• India
  • Nov 20

India makes progress in malaria battle

India and 15 sub-Saharan African countries accounted for almost 80 per cent of malaria cases reported globally last year, according to the WHO’s 2018 World Malaria Report. However, the report said India was the only country to report progress in reducing its malaria cases in 2017 as compared with 2016.

Five countries account for nearly half of all malaria cases - Nigeria (25 per cent), the Democratic Republic of the Congo (11 per cent), Mozambique (5 per cent), India and Uganda (4 per cent each). In India, 1.25 billion people are at risk of malaria, the report said.

According to the report, targets to reduce global rates of infections and deaths from malaria are not being met.
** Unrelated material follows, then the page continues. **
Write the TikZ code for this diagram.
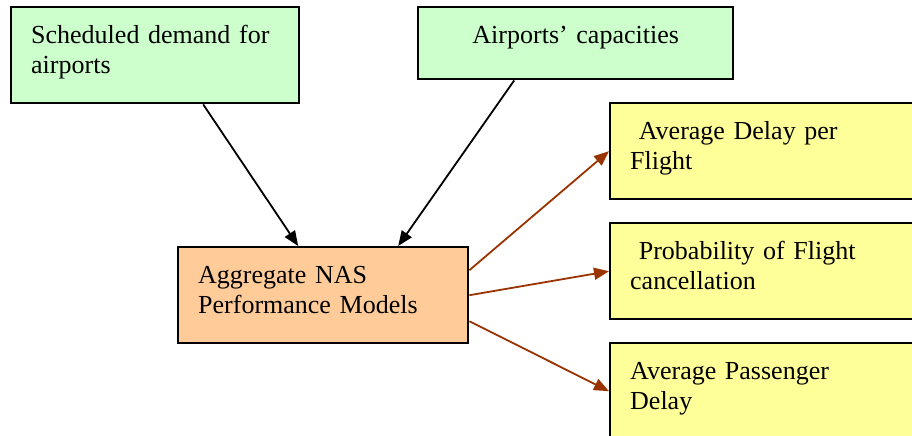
\documentclass[tikz,border=0pt]{standalone}
\usepackage{fontspec}
\setmainfont{Liberation Serif}
\usetikzlibrary{arrows.meta}

\definecolor{inputgreen}{HTML}{CCFFCC}
\definecolor{modelorange}{HTML}{FFCC99}
\definecolor{outputyellow}{HTML}{FFFF99}
\definecolor{arrowbrown}{HTML}{993300}

\begin{document}
\begin{tikzpicture}[x=0.5pt,y=-0.5pt,
  box/.style={draw, line width=1.2pt, anchor=north west, inner xsep=10pt, inner ysep=0pt,
    align=left, text height=18pt, text depth=30pt, font=\fontsize{13}{15}\selectfont},
  conn/.style={-{Triangle[length=7.5pt,width=6pt]}, line width=0.9pt}]

\clip (0,0) rectangle (912,435);

% inputs
\node[box, fill=inputgreen, text width=124pt] (demand) at (10,6) {Scheduled demand for\\airports};
\node[box, fill=inputgreen, text width=137.5pt, align=center, text depth=18pt] (capacity) at (417,6) {Airports’ capacities};

% model
\node[box, fill=modelorange, text width=125pt] (model) at (177,246) {Aggregate NAS\\Performance Models};

% outputs
\node[box, fill=outputyellow, text width=140pt] (delay) at (609,102) {~Average Delay per\\Flight};
\node[box, fill=outputyellow, text width=140pt] (cancel) at (609,222) {~Probability of Flight\\cancellation};
\node[box, fill=outputyellow, text width=140pt] (passenger) at (609,342) {Average Passenger\\Delay};

\draw[conn] ([xshift=24pt]demand.south) -- ([xshift=-12.5pt]model.north);
\draw[conn] ([xshift=-30.75pt]capacity.south) -- ([xshift=37.5pt]model.north);

\draw[conn, arrowbrown] ([yshift=12.5pt]model.east) -- (delay.west);
\draw[conn, arrowbrown] (model.east) -- (cancel.west);
\draw[conn, arrowbrown] ([yshift=-13pt]model.east) -- (passenger.west);

\end{tikzpicture}
\end{document}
While new cases fell steadily up until 2016, the number rose from 217 to 219 million in 2017, it added.

The targets set by the WHO global technical strategy for malaria calls for a drop in cases and death rates of at least 40 per cent by 2020.

African countries such as Nigeria, Madagascar and the Democratic Republic of the Congo reported increases in malaria cases in 2017 compared with 2016 - all greater than half-a-million cases. In contrast, India reported 3 million fewer cases in the same period, a 24 per cent decrease compared with 2016.

While India “had made impressive gains and was on track” to meet the global technical strategy for malaria targets, it still accounted for 4 per cent of the global burden of malaria morbidity and 52 per cent of deaths outside of the WHO African Region, the report said.

India was among the countries that detected high treatment failure rates and responded by changing treatment policies. India and Indonesia are on track to achieve a 20-40 per cent reduction in cases by 2020, it added.

The WHO and its partners have launched a country-led ‘high burden to high impact’ response plan to coincide with the release of the report with the aim of scaling up prevention, treatment and investment to protect vulnerable people, and get reductions in malaria deaths and disease back on track.

One bright spot was Paraguay, which has been certified as malaria-free, the first country in the Americas to be declared so in 45 years.

The number of countries nearing elimination has grown from 37 to 46, and three countries - Algeria, Argentina and Uzbekistan - have requested WHO’s malaria-free certification.

Malaria kills around 6.6 lakh people each year.